Briefly, this is the plaintiff’s claim: She was entitled to a salary increase, from and after January 1, 1947, at the rate of $300 per year in addition to her salary as of June 30, 1945, and in addition to salary increments then or thereafter accruing. (Education Law, § 3105, subd. 2, formerly § 889-a, subd. 2; added by L. 1947, ch. 7, eff. Jan. 23, 1947; and by L. 1947, ch. 779, eff. July 1, 1947.) The defendant, regarding the salary year from January 1 to December 31 as a period of 10 months, excluding July and August, paid the plaintiff’s annual salary in 10 equal payments, one for each of the 10 months, with no payment for July or August. Consequently, for the period of six months from January 1 to June 30 in each year the plaintiff received six of these checks, or six tenths of her annual salary. She therefore should have received, for the six months from January 1 to June 30, 1947, six tenths of the $300 increase, or $180. But the increase was paid to the plaintiff in such manner *604that she received only $150 thereof during said period of six months, leaving an alleged unpaid balance of $30 due on July 1, 1947.

The defendant does not admit all of these facts, and denies that there was any unpaid balance of the $300 increase due or owing to the plaintiff on July 1,1947, or at any time thereafter. Without seting forth the complicated facts claimed by the defendant, and assuming without deciding that the facts are as claimed by the plaintiff, the first question to be decided is the date on which the plaintiff’s claim accrued.

Before deciding that this was the obvious date of July 1,1947, due consideration has been given to the long period of negotiations for settlement between the parties and their legal representatives, and the question as to whether such negotiations operated to defer the accrual date of plaintiff’s alleged claim until the defendant’s final refusal to pay it, which refusal was less than three months before the plaintiff’s verified claim was filed. I am obliged to hold as a matter of law that this accrual date was July 1, 1947, the date on which the alleged claim became due; and that said date was not deferred or otherwise affected by said negotiations. (Civ. Prac. Act, § 15; 2 Carmody on New York Practice, § 451 et seq., and cases cited; 1 Wait on New York Practice [4th ed.], p. 72 et seq., and cases cited.)

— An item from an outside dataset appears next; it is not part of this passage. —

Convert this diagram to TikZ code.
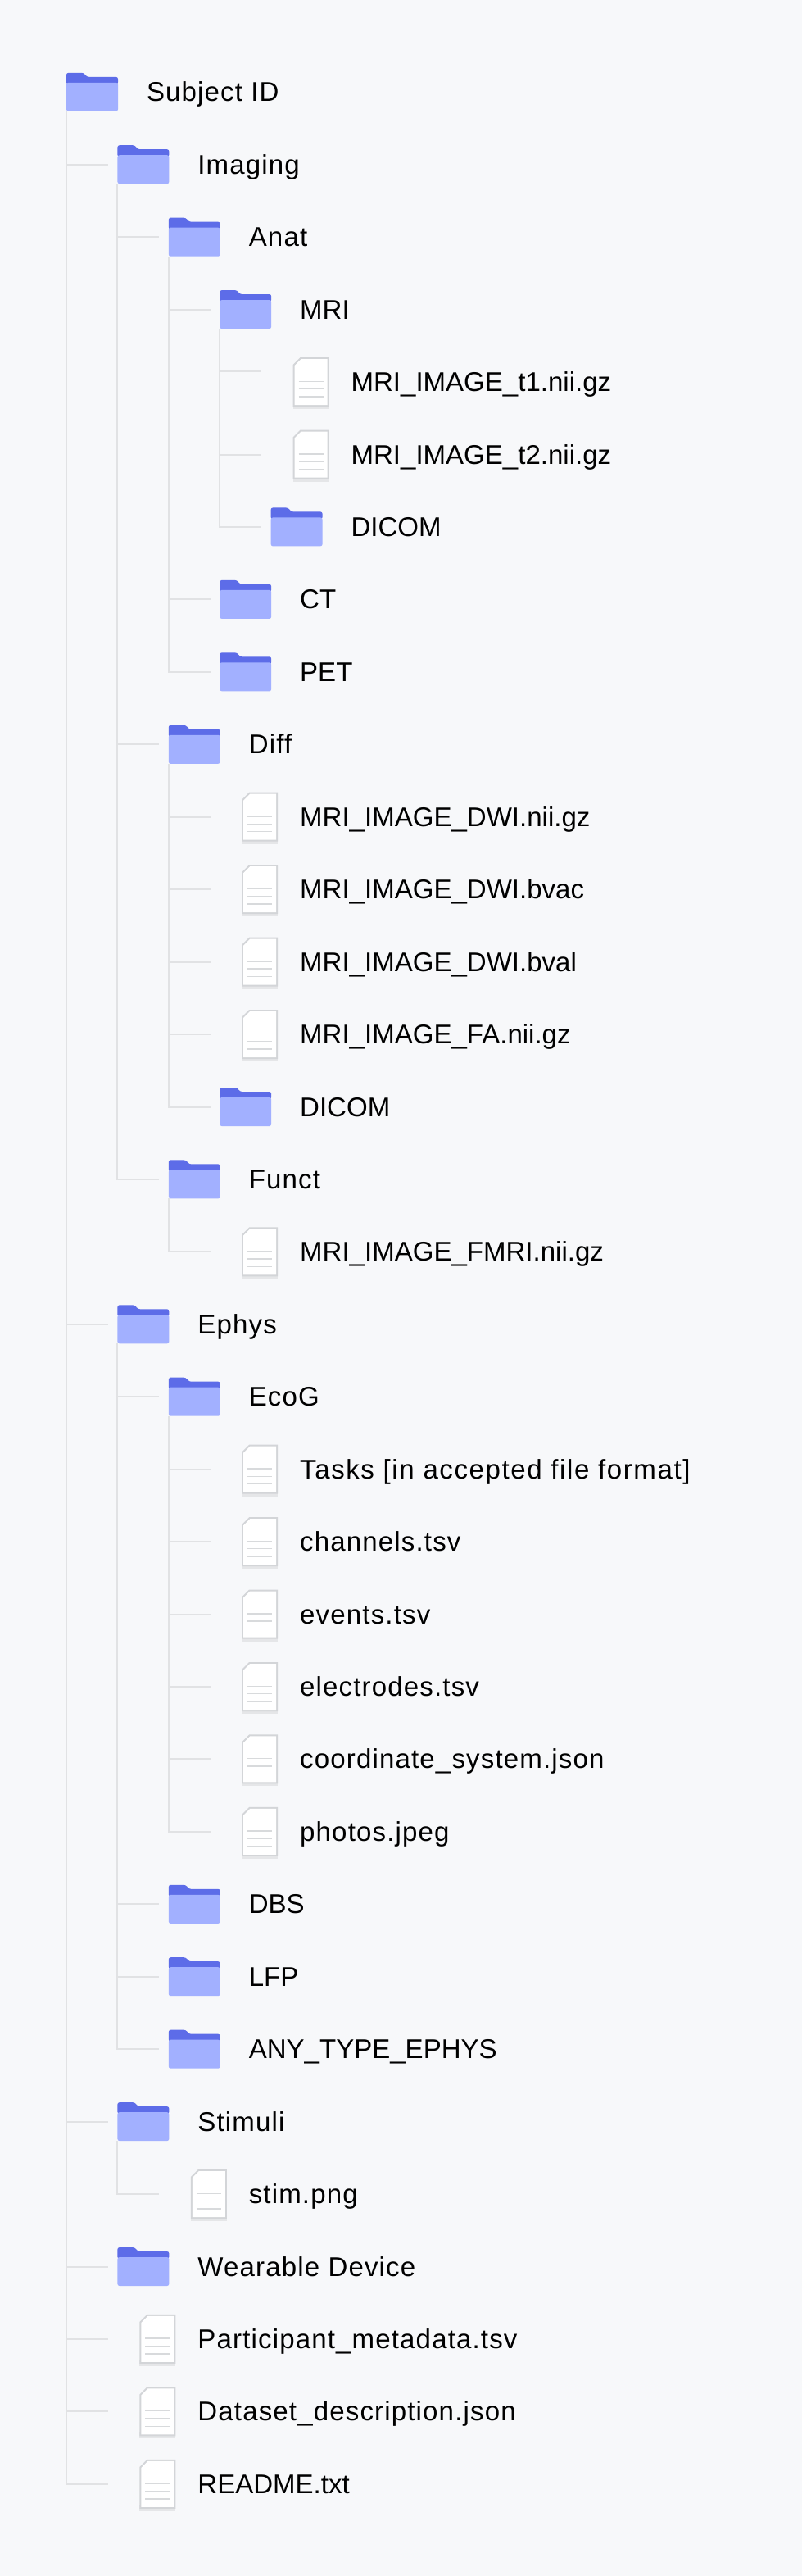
\documentclass[tikz,border=0pt]{standalone}
\usepackage{fontspec}
\setmainfont{Liberation Sans}
\newfontfamily\lowfont[LetterSpace=3.5]{Liberation Sans}
\usepackage{xcolor}
\definecolor{pagebg}{HTML}{F7F8FA}
\definecolor{folderdark}{HTML}{5D6CE8}
\definecolor{folderlight}{HTML}{A2B0FF}
\definecolor{linkgray}{HTML}{E1E2E4}
\definecolor{sheetedge}{HTML}{D3D5D8}
\definecolor{sheetshade}{HTML}{E5E6E8}
\definecolor{sheetline}{HTML}{D8DADC}
\tikzset{
	folder/.style={inner sep=0, outer sep=0, minimum width=1.26cm, minimum height=0.94cm,
		append after command={\pgfextra{
			\begin{scope}[shift={(\tikzlastnode.north west)}]
				\fill[folderdark, rounded corners=0.05cm] (0,14) -- (0,0) -- (21,0) -- (25,5) -- (63,5) -- (63,14) -- cycle;
				\fill[folderlight, rounded corners=0.05cm] (0,12) -- (63,12) -- (63,47) -- (0,47) -- cycle;
			\end{scope}
		}}},
	sheet/.style={inner sep=0, outer sep=0, minimum width=0.88cm, minimum height=1.32cm,
		append after command={\pgfextra{
			\begin{scope}[shift={(\tikzlastnode.north west)}]
				\fill[sheetshade] (0,58) rectangle (44,66);
				\fill[sheetedge] (0,12) -- (9,3) -- (44,3) -- (44,63) -- (0,63) -- cycle;
				\fill[white] (2,13) -- (10,5) -- (42,5) -- (42,61) -- (2,61) -- cycle;
				\draw[sheetline, line width=0.03cm] (7,32.3) -- (37,32.3);
				\draw[sheetline, line width=0.03cm] (7,41.6) -- (37,41.6);
				\draw[sheetline, line width=0.03cm] (7,51) -- (37,51);
			\end{scope}
		}}},
	lbl/.style={anchor=base west, inner sep=0, outer sep=0, xshift=0.02cm, yshift=-0.23cm, text=black,
		font=\fontsize{18.8pt}{22pt}\selectfont},
	lowlbl/.style={lbl, font=\fontsize{18.8pt}{22pt}\selectfont\lowfont},
	link/.style={draw=linkgray, line width=0.04cm, shorten >=0.234cm},
	sheetlink/.style={draw=linkgray, line width=0.04cm, shorten >=0.774cm}
}

\begin{document}
\begin{tikzpicture}[x=0.02cm, y=-0.02cm]
\useasboundingbox (0,0) rectangle (979,3143);
\fill[pagebg] (0,0) rectangle (979,3143);

\node [folder] (subject) at (112.5,112.3) {};
\node [lowlbl] (subjectlbl) at (178,112.3) {Subject ID};
\node [folder] (imaging) at (174.9,200.7) {};
\node [lowlbl] (imaginglbl) at (240.4,200.7) {Imaging};
\node [folder] (anat) at (237.3,289.2) {};
\node [lowlbl] (anatlbl) at (302.8,289.2) {Anat};
\node [folder] (mri) at (299.7,377.6) {};
\node [lbl] (mrilbl) at (365.2,377.6) {MRI};
\node [sheet] (tone) at (379.6,466.1) {};
\node [lbl] (tonelbl) at (427.6,466.1) {MRI\_IMAGE\_t1.nii.gz};
\node [sheet] (ttwo) at (379.6,554.5) {};
\node [lbl] (ttwolbl) at (427.6,554.5) {MRI\_IMAGE\_t2.nii.gz};
\node [folder] (dicoma) at (362.1,642.9) {};
\node [lbl] (dicomalbl) at (427.6,642.9) {DICOM};
\node [folder] (ct) at (299.7,731.4) {};
\node [lbl] (ctlbl) at (365.2,731.4) {CT};
\node [folder] (pet) at (299.7,819.8) {};
\node [lbl] (petlbl) at (365.2,819.8) {PET};

\node [folder] (diff) at (237.3,908.3) {};
\node [lowlbl] (difflbl) at (302.8,908.3) {Diff};
\node [sheet] (dwinii) at (317.2,996.7) {};
\node [lbl] (dwiniilbl) at (365.2,996.7) {MRI\_IMAGE\_DWI.nii.gz};
\node [sheet] (bvac) at (317.2,1085.1) {};
\node [lbl] (bvaclbl) at (365.2,1085.1) {MRI\_IMAGE\_DWI.bvac};
\node [sheet] (bval) at (317.2,1173.6) {};
\node [lbl] (bvallbl) at (365.2,1173.6) {MRI\_IMAGE\_DWI.bval};
\node [sheet] (fa) at (317.2,1262) {};
\node [lbl] (falbl) at (365.2,1262) {MRI\_IMAGE\_FA.nii.gz};
\node [folder] (dicomb) at (299.7,1350.5) {};
\node [lbl] (dicomblbl) at (365.2,1350.5) {DICOM};

\node [folder] (funct) at (237.3,1438.9) {};
\node [lowlbl] (functlbl) at (302.8,1438.9) {Funct};
\node [sheet] (fmri) at (317.2,1527.3) {};
\node [lbl] (fmrilbl) at (365.2,1527.3) {MRI\_IMAGE\_FMRI.nii.gz};

\node [folder] (ephys) at (174.9,1615.8) {};
\node [lowlbl] (ephyslbl) at (240.4,1615.8) {Ephys};
\node [folder] (ecog) at (237.3,1704.2) {};
\node [lowlbl] (ecoglbl) at (302.8,1704.2) {EcoG};
\node [sheet] (tasks) at (317.2,1792.7) {};
\node [lowlbl] (taskslbl) at (365.2,1792.7) {\addfontfeature{LetterSpace=4.8}Tasks [in accepted file format]};
\node [sheet] (channels) at (317.2,1881.1) {};
\node [lowlbl] (channelslbl) at (365.2,1881.1) {channels.tsv};
\node [sheet] (events) at (317.2,1969.5) {};
\node [lowlbl] (eventslbl) at (365.2,1969.5) {events.tsv};
\node [sheet] (electrodes) at (317.2,2058) {};
\node [lowlbl] (electrodeslbl) at (365.2,2058) {electrodes.tsv};
\node [sheet] (coord) at (317.2,2146.4) {};
\node [lowlbl] (coordlbl) at (365.2,2146.4) {coordinate\_system.json};
\node [sheet] (photos) at (317.2,2234.9) {};
\node [lowlbl] (photoslbl) at (365.2,2234.9) {photos.jpeg};
\node [folder] (dbs) at (237.3,2323.3) {};
\node [lbl] (dbslbl) at (302.8,2323.3) {DBS};
\node [folder] (lfp) at (237.3,2411.7) {};
\node [lbl] (lfplbl) at (302.8,2411.7) {LFP};
\node [folder] (anytype) at (237.3,2500.2) {};
\node [lbl] (anytypelbl) at (302.8,2500.2) {ANY\_TYPE\_EPHYS};

\node [folder] (stimuli) at (174.9,2588.6) {};
\node [lowlbl] (stimulilbl) at (240.4,2588.6) {Stimuli};
\node [sheet] (stim) at (254.8,2677.1) {};
\node [lowlbl] (stimlbl) at (302.8,2677.1) {stim.png};
\node [folder] (wearable) at (174.9,2765.5) {};
\node [lowlbl] (wearablelbl) at (240.4,2765.5) {Wearable Device};
\node [sheet] (participant) at (192.4,2853.9) {};
\node [lowlbl] (participantlbl) at (240.4,2853.9) {Participant\_metadata.tsv};
\node [sheet] (dataset) at (192.4,2942.4) {};
\node [lowlbl] (datasetlbl) at (240.4,2942.4) {Dataset\_description.json};
\node [sheet] (readme) at (192.4,3030.8) {};
\node [lbl] (readmelbl) at (240.4,3030.8) {README.txt};

\draw [link] (subject.south west) |- (imaging.west);
\draw [link] (subject.south west) |- (ephys.west);
\draw [link] (subject.south west) |- (stimuli.west);
\draw [link] (subject.south west) |- (wearable.west);
\draw [sheetlink] (subject.south west) |- (participant.west);
\draw [sheetlink] (subject.south west) |- (dataset.west);
\draw [sheetlink] (subject.south west) |- (readme.west);

\draw [link] (imaging.south west) |- (anat.west);
\draw [link] (imaging.south west) |- (diff.west);
\draw [link] (imaging.south west) |- (funct.west);
\draw [link] (anat.south west) |- (mri.west);
\draw [link] (anat.south west) |- (ct.west);
\draw [link] (anat.south west) |- (pet.west);

\coordinate (toneend) at (319,453);
\draw [link, shorten >=0] (mri.south west) |- (toneend);
\draw [sheetlink] (mri.south west) |- (ttwo.west);
\draw [link] (mri.south west) |- (dicoma.west);

\draw [sheetlink] (diff.south west) |- (dwinii.west);
\draw [sheetlink] (diff.south west) |- (bvac.west);
\draw [sheetlink] (diff.south west) |- (bval.west);
\draw [sheetlink] (diff.south west) |- (fa.west);
\draw [link] (diff.south west) |- (dicomb.west);
\draw [sheetlink] (funct.south west) |- (fmri.west);

\draw [link] (ephys.south west) |- (ecog.west);
\draw [link] (ephys.south west) |- (dbs.west);
\draw [link] (ephys.south west) |- (lfp.west);
\draw [link] (ephys.south west) |- (anytype.west);
\draw [sheetlink] (ecog.south west) |- (tasks.west);
\draw [sheetlink] (ecog.south west) |- (channels.west);
\draw [sheetlink] (ecog.south west) |- (events.west);
\draw [sheetlink] (ecog.south west) |- (electrodes.west);
\draw [sheetlink] (ecog.south west) |- (coord.west);
\draw [sheetlink] (ecog.south west) |- (photos.west);
\draw [sheetlink] (stimuli.south west) |- (stim.west);
\end{tikzpicture}
\end{document}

Since the plaintiff’s claim accrued on July 1, 1947, and her written verified claim was not filed within three months thereafter, the defendant insists that said claim was absolutely barred at the expiration of said period of three months, and bases this defense squarely on section 3813 of the Education Law, and on the decision in Todd v. Board of Educ. (272 App. Div. 618, affd. 297 N. Y. 873).

Said section 3813 (subd. 1) provides that no action “ for any cause whatever ”, relating to a claim against a school district, or ‘‘ involving its rights or interests ’ ’, shall be maintained against any board of education unless a written verified claim was presented within three months after the claim accrued, and the officer having power to pay it has neglected to do so for 30 days after such presentment. It is admitted and cannot be disputed that this section applies to the City of Syracuse; and it seems to me that the language is plain and unequivocal.

The Todd case above cited was an action by 46 school teachers against the board of education of this city, relating to salary schedules, and to recover certain alleged arrears in salaries. The Appellate Division, Fourth Department, held that the action was barred by failure to file the verified claim required by the *605above-mentioned section 3813 of the Education Law. The force of this decision is disclosed by an examination of the cases cited therein, including the opinion by Judge Cardozo in the case of Thomann v. City of Rochester (256 N. Y. 165).

In the instant case the resourceful brief filed by plaintiff’s counsel, attacking this Todd decision as unsound, has received careful attention and has stimulated research of my own. But the affirmance of this Todd case by the Court of Appeals (297 N. Y. 873, supra) with a memorandum clearly stating that the action was barred by plaintiff’s failure to file the verified claim within three months after it accrued, settles the question absolutely.

In our case, therefore, I am forced to the conclusion, by section 3813 of the Education Law as interpreted and applied by the Appellate Division and the Court of Appeals in the Todd case, that the plaintiff’s action is barred by the undisputed fact that her written verified claim was not filed within three months after the claim accrued.

Complaint dismissed. Judgment for defendant, with costs.